How to Choose Gloves to Protect Against Arc Flash
You don't want to wear gloves that will burn, catch fire or not protect from heat. Beyond sustained injuries, ignoring the need for proper electrical PPE can result in huge fines.
- By Amanda Green
- Feb 01, 2017
There are a lot of misconceptions about arc flash, starting with what it actually is. It is not a flash of light or an arc of fire. It is related to but not the same as electric shock, and there is not usually direct contact with electricity. Yet arc flash is deadly serious, and there are more than 30,000 incidents that result in 400 fatalities every year. So how can you protect your hands from this deadly killer?
Can Arc Flash Be Prevented?
Yes. Let's start by exploring what arc flash is. Arc flash is an electrical current that jumps from the desired path and travels through the air from one conductor to another. It incorporates both radiant and convective heat and can reach temperatures of up to 35,000° F. Imagine a bolt of lightning veering off course. It has the potential to ignite clothing and burn workers. Anyone in the path of the electrical discharge or in the vicinity can be severely injured or even killed.

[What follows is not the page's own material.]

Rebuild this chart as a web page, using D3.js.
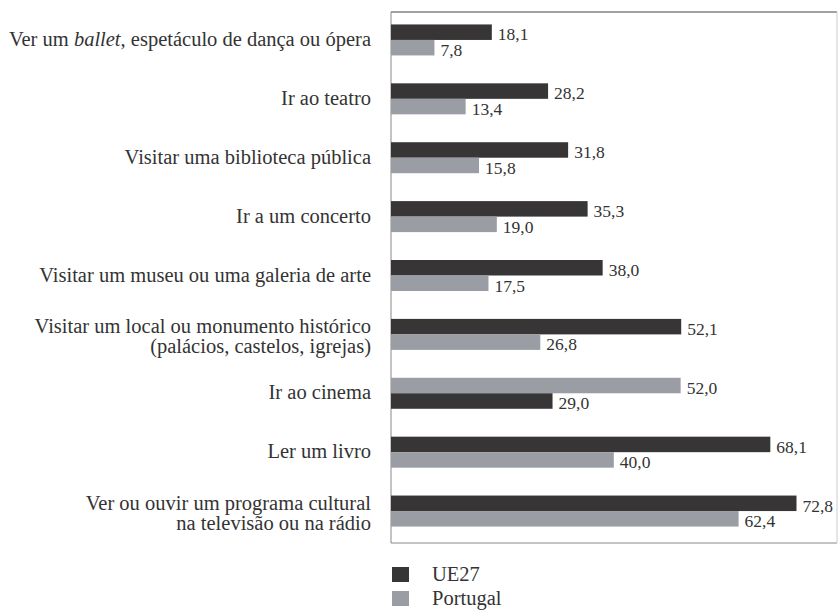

Arc flashes can occur around high-voltage or current machinery for several different reasons, including:
- Incorrect wire gauge
- System overload
- Worn-through or thinning insulation
- Corroded contacts
- Cleaning with flammables
- Dropped, misplaced, or improperly used tools
- Accidental human contact due to inappropriate gloves or other PPE
- Improper or incomplete installation of equipment
The most obvious and best way to prevent an arc flash is to work on de-energized equipment. If there is no current flowing through a device, there will be no arc flash. Sometimes, however, it is necessary to work on energized equipment or on equipment whose status is unknown. In these circumstances, it is important to work with your safety specialist to find the proper hand protection for working with energized circuits.
1. Prevent ignition by wearing gloves that will not ignite.
While arc flash injuries can be to the face, hand, or body, hands are normally first to catch fire. Therefore you don't want to wear gloves that will burn, catch fire, or not protect from heat. Beyond sustained injuries, ignoring the need for proper electrical PPE can result in huge fines.
Rubber insulating gloves are traditional for working with arc flash hazards. Rubber insulating gloves can be bulky or difficult to work in, so lighter-weight arc flash and electrical gloves are coming into the market.
When do you need to wear rubber-insulating gloves, and when can you simply wear arc flash-rated gloves without rubber-insulating gloves underneath? According to the NFPA 70E and the CSA Z472 standards, all types of work with shock exposures of greater than 50V require the use of rubber insulating gloves.
Most non-rubber arc flash gloves are either leather or coated, and they are all FR protective. The materials they are made from can be either inherently FR (like aramid, leather, wool, glass, and coated nylon) or treated (as in with Pyrovatix, Proban, or Indura).
2. Wear gloves with sufficient protection.
Protection must be adequate for the specific threat (level of exposure) presented by the equipment that you are working with. The arc rating of the machinery you are working on should be written on the electrical panel. If it isn’t, check the manufacturer's specifications. To choose the best glove for a job, you need to understand Hazard Risk Category (HRC) and Arc Thermal Protective Value (ATPV).
HRC is the safety standard that shows the minimum amount of PPE protection a worker needs based upon the potential exposure to a hazard he or she might experience. HRC categories range from 0 to 4, with 4 being the highest risk.
The other important number that is critical in choosing the right PPE is Arc Thermal Protective Value (ATPV). ATPV is the incident energy level (measured in cal./cm2) that would cause a second-degree burn.
The HRC and ATPV are determined through a flash hazard analysis that studies all the electrical circuits in the device capable of being energized and determines how much energy would be released in case of an arc flash. Once you identify the potential exposure of your task, you can then find the ATPV for that task. The ATPV leads you to the appropriate HRC level. (See the chart below.) ASTM F1506 is the standard that determines the HRC of a glove. ASTM P S58 is the standard that determines ATPV.
With more arc flash gloves available today, you have even more options to choose from—seamless knit gloves that are more dexterous than traditional rubber, coated gloves with enhanced grip, gloves with FR-treated TPRs on the back of the hand.
As long as you understand your critical numbers—HRC and ATPV for your task at hand—and choose the right level of protection for the job, arc flash gloves are more comfortable and protective than ever. Most important, you should always work with your safety specialist to make sure that you wear the appropriate PPE for your job.